A hardly-known Italian grape variety and an English sparkling wine have won trophies at the International Wine and Spirit Competition for the first time.
Ruché, a black grape from Piedmont in the north of Italy was plucked from obscurity in 2011 when it was given its own appellation, Ruché di Castagnole Monferrato.
The International Indigenous Grape Varieties Trophy has gone to the Montalbera Laccento 2015, a wine described as “love at first sip” by the judges.
They said: “It’s warm, scented and seductive to the nose, with sweet nuances of raspberry coulis, and a dash of cloves, wonderfully harmonious, intense and genteel… soft and silky … delicate and very refined.”
What makes a grape “indigenous” or native can difficult to define. The so-called “noble” grapes – Chardonnay, Cabernet Sauvignon, Riesling, Pinot Noir – are grown worldwide but others, like the Italian Primitivo, the Georgian Saperavi, or Ruché, are only found in one place.
The Indigenous trophy was created about 15 years ago to cater for these grapes. It is “highly unusual”, IWSC tasting manager Pip Mortimer said, for a variety as scarce and local as Ruché to win a trophy.
The IWSC – Europe’s oldest wine competition – has just announced the latest winners from France and Italy, as well as its International Trophies. This set of results was released on Sunday at the Vinexpo trade fair in Bordeaux.

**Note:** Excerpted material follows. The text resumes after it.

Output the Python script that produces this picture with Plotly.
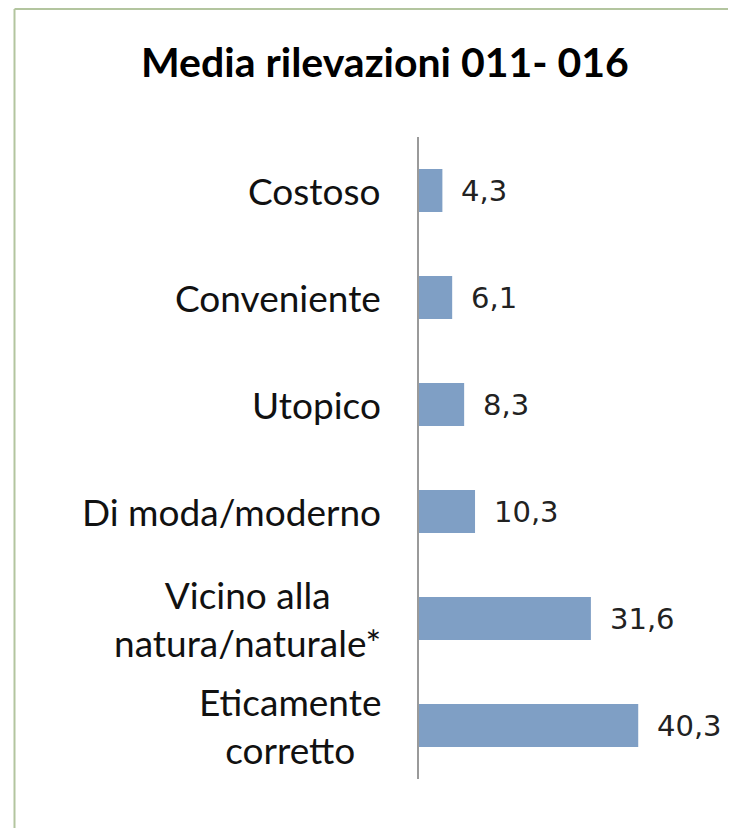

In another first, Wiston Estate Cuvee Brut 2013 has won the inaugural IWSC English Sparkling Wine Trophy. This wine, from one of England’s great wine estates, was described by the judges as “composed and elegant with complex notes of brioche fruit and a long finish. Delightful!”
Other trophies included the Madeira Trophy, won by Blandy’s 1980 Terrantez; the Cava Trophy, won by Marrugat Millésime 2011 from Bodegas Pinord; and the Rioja Trophy, won by Altos R Reserva 2012 from Altos de Rioja.
France and Italy trophies include the Prosecco Trophy, won by Villa Sandi Valdobbiadene 2016; and the Vintage Champagne Trophy, won by Champagne Piper-Heidsieck Rare 2002.